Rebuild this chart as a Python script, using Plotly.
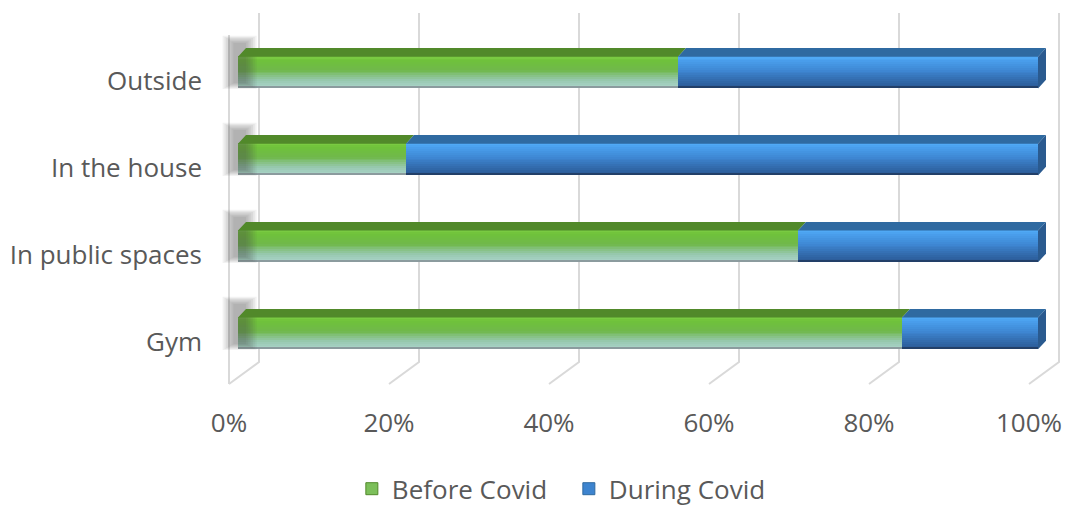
import plotly.graph_objects as go

# ---- data -------------------------------------------------------------
categories = ["Gym", "In public spaces", "In the house", "Outside"]
before_covid = [83, 70, 21, 55]
during_covid = [17, 30, 79, 45]
x_tick_values = [0, 20, 40, 60, 80, 100]
series_names = ["Before Covid", "During Covid"]

# ---- styling ------------------------------------------------------------
TEXT = "#595959"
GRID = "#d9d9d9"
FONT = "Open Sans"

# front-face gradients, top (0) to bottom (1)
GREEN_STOPS = [(0.0, "#7ccd45"), (0.12, "#6fc23a"), (0.45, "#70b84b"),
               (0.8, "#98c9b2"), (1.0, "#a9d3c6")]
BLUE_STOPS = [(0.0, "#52acf8"), (0.12, "#4aa0ee"), (0.5, "#3d84cf"),
              (0.85, "#3066a6"), (1.0, "#2c5c98")]
SERIES_STYLE = [
    dict(stops=GREEN_STOPS, top="#51892a", edge="#8b9b9e", legend="#7cbf5a"),
    dict(stops=BLUE_STOPS, top="#2f6aa1", edge="#223f68", legend="#3d84cf"),
]
SIDE_BLUE = "#2a5a8f"

# bar geometry (category units / axis fractions)
FACE_LO, FACE_HI = -0.085, 0.28      # front face relative to the category tick
EDGE_H = 0.022                        # dark bottom edge of the front face
TOP_DY, TOP_DX = 0.10, 0.010          # bevel of the top face
N_STRIPS = 16

# wall / floor geometry of the 3-D frame
WALL_TOP, WALL_BOTTOM, FLOOR_FRONT = 3.782, -0.230, -0.483
LEFT_WALL_TOP = 3.529
DEPTH_DX = 0.0375


def hex_to_rgb(h):
    h = h.lstrip("#")
    return tuple(int(h[i:i + 2], 16) for i in (0, 2, 4))


def gradient_color(stops, t):
    for (p0, c0), (p1, c1) in zip(stops[:-1], stops[1:]):
        if p0 <= t <= p1:
            f = 0 if p1 == p0 else (t - p0) / (p1 - p0)
            a, b = hex_to_rgb(c0), hex_to_rgb(c1)
            r = [round(a[k] + (b[k] - a[k]) * f) for k in range(3)]
            return "rgb({},{},{})".format(*r)
    return stops[-1][1]


positions = list(range(len(categories)))
totals = [b + d for b, d in zip(before_covid, during_covid)]
shares = [
    [b / t for b, t in zip(before_covid, totals)],
    [d / t for d, t in zip(during_covid, totals)],
]
starts = [[0.0] * len(categories), shares[0][:]]

fig = go.Figure()

# ---- 3-D frame: back wall gridlines, floor edges, left wall edge --------
gx, gy = [], []
for v in x_tick_values:
    f = v / 100
    gx += [f + DEPTH_DX, f + DEPTH_DX, f, None]
    gy += [WALL_TOP, WALL_BOTTOM, FLOOR_FRONT, None]
gx += [0, 0, None]
gy += [LEFT_WALL_TOP, FLOOR_FRONT, None]
fig.add_trace(go.Scatter(x=gx, y=gy, mode="lines", xaxis="x", yaxis="y",
                         line=dict(color=GRID, width=2), hoverinfo="skip",
                         showlegend=False))

# ---- soft shadow behind the left end of each bar ------------------------
for i in range(7):
    grow = i * 0.0022
    sx, sy = [], []
    for p in positions:
        x0, x1 = -0.006 - grow, 0.010 + grow
        y0 = p + FACE_LO + 0.06 - grow * 5
        y1 = p + FACE_HI + TOP_DY + 0.06 + grow * 6
        sx += [x0, x1, x1, x0, x0, None]
        sy += [y0, y0, y1, y1, y0, None]
    fig.add_trace(go.Scatter(x=sx, y=sy, mode="lines", fill="toself",
                             fillcolor="rgba(70,70,70,0.07)",
                             line=dict(width=0), xaxis="x2", yaxis="y",
                             hoverinfo="skip", showlegend=False))

# ---- front faces: stacked bars built from gradient strips ---------------
strip_h = (FACE_HI - FACE_LO - EDGE_H) / N_STRIPS
for s, style in enumerate(SERIES_STYLE):
    # dark bottom edge
    fig.add_trace(go.Bar(
        y=positions, x=shares[s], base=starts[s], orientation="h",
        offset=FACE_LO, width=EDGE_H + 0.004,
        marker=dict(color=style["edge"], line=dict(width=0)),
        xaxis="x2", yaxis="y", hoverinfo="skip", showlegend=False))
    for k in range(N_STRIPS):
        t = 1 - (k + 0.5) / N_STRIPS
        fig.add_trace(go.Bar(
            y=positions, x=shares[s], base=starts[s], orientation="h",
            offset=FACE_LO + EDGE_H + k * strip_h, width=strip_h * 1.15,
            marker=dict(color=gradient_color(style["stops"], t), line=dict(width=0)),
            xaxis="x2", yaxis="y", name=series_names[s],
            legendgroup=series_names[s], showlegend=False,
            hovertemplate="%{y}: %{x:.0%}<extra>" + series_names[s] + "</extra>"))
    # legend entry
    fig.add_trace(go.Bar(
        y=[None], x=[None], orientation="h", name=series_names[s],
        legendgroup=series_names[s], xaxis="x2", yaxis="y",
        marker=dict(color=style["legend"], line=dict(color=style["top"], width=1))))

# ---- top faces of the bars ----------------------------------------------
for s, style in enumerate(SERIES_STYLE):
    tx, ty = [], []
    for p, x0, w in zip(positions, starts[s], shares[s]):
        x1 = x0 + w
        yb, yt = p + FACE_HI, p + FACE_HI + TOP_DY
        tx += [x0, x1, x1 + TOP_DX, x0 + TOP_DX, x0, None]
        ty += [yb, yb, yt, yt, yb, None]
    fig.add_trace(go.Scatter(x=tx, y=ty, mode="lines", fill="toself",
                             fillcolor=style["top"], line=dict(width=0),
                             xaxis="x2", yaxis="y", hoverinfo="skip",
                             showlegend=False))

# ---- right-hand end caps of the stacked bars ------------------------------
ex, ey = [], []
for p, x0, w in zip(positions, starts[1], shares[1]):
    x1 = x0 + w
    y0, y1 = p + FACE_LO, p + FACE_HI
    ex += [x1, x1, x1 + TOP_DX, x1 + TOP_DX, x1, None]
    ey += [y0, y1, y1 + TOP_DY, y0 + TOP_DY, y0, None]
fig.add_trace(go.Scatter(x=ex, y=ey, mode="lines", fill="toself",
                         fillcolor=SIDE_BLUE, line=dict(width=0),
                         xaxis="x2", yaxis="y", hoverinfo="skip",
                         showlegend=False))

# ---- layout ---------------------------------------------------------------
fig.update_layout(
    width=1065, height=508, autosize=False,
    margin=dict(l=215, r=0, t=0, b=108, autoexpand=False),
    paper_bgcolor="white", plot_bgcolor="white",
    barmode="overlay", bargap=0,
    font=dict(family=FONT, size=26, color=TEXT),
    xaxis=dict(range=[-0.0175, 1.045], tickvals=[v / 100 for v in x_tick_values],
               tickformat=".0%", showgrid=False, zeroline=False, showline=False,
               ticks="", ticklabelstandoff=5, fixedrange=True, automargin=False),
    xaxis2=dict(range=[-0.02875, 1.03375], overlaying="x", anchor="y",
                visible=False, fixedrange=True),
    yaxis=dict(range=[-0.667, 3.931], tickvals=positions, ticktext=categories,
               showgrid=False, zeroline=False, showline=False, ticks="",
               ticklabelstandoff=12, fixedrange=True, automargin=False),
    legend=dict(orientation="h", x=0.161, xanchor="left", y=-0.222,
                yanchor="middle", font=dict(size=26, color=TEXT),
                entrywidth=172, entrywidthmode="pixels",
                bgcolor="rgba(0,0,0,0)", traceorder="normal"),
)

fig.write_html("out.html")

▬▬▬

Exercise description: Repeat only the lines from the beginning of the material through the line containing "return tuple(int(h[i:i +", both ends kept, leaving pictures out.

Expected answer:
Rebuild this chart as a Python script, using Plotly.
import plotly.graph_objects as go

# ---- data -------------------------------------------------------------
categories = ["Gym", "In public spaces", "In the house", "Outside"]
before_covid = [83, 70, 21, 55]
during_covid = [17, 30, 79, 45]
x_tick_values = [0, 20, 40, 60, 80, 100]
series_names = ["Before Covid", "During Covid"]

# ---- styling ------------------------------------------------------------
TEXT = "#595959"
GRID = "#d9d9d9"
FONT = "Open Sans"

# front-face gradients, top (0) to bottom (1)
GREEN_STOPS = [(0.0, "#7ccd45"), (0.12, "#6fc23a"), (0.45, "#70b84b"),
               (0.8, "#98c9b2"), (1.0, "#a9d3c6")]
BLUE_STOPS = [(0.0, "#52acf8"), (0.12, "#4aa0ee"), (0.5, "#3d84cf"),
              (0.85, "#3066a6"), (1.0, "#2c5c98")]
SERIES_STYLE = [
    dict(stops=GREEN_STOPS, top="#51892a", edge="#8b9b9e", legend="#7cbf5a"),
    dict(stops=BLUE_STOPS, top="#2f6aa1", edge="#223f68", legend="#3d84cf"),
]
SIDE_BLUE = "#2a5a8f"

# bar geometry (category units / axis fractions)
FACE_LO, FACE_HI = -0.085, 0.28      # front face relative to the category tick
EDGE_H = 0.022                        # dark bottom edge of the front face
TOP_DY, TOP_DX = 0.10, 0.010          # bevel of the top face
N_STRIPS = 16

# wall / floor geometry of the 3-D frame
WALL_TOP, WALL_BOTTOM, FLOOR_FRONT = 3.782, -0.230, -0.483
LEFT_WALL_TOP = 3.529
DEPTH_DX = 0.0375


def hex_to_rgb(h):
    h = h.lstrip("#")
    return tuple(int(h[i:i + 2], 16) for i in (0, 2, 4))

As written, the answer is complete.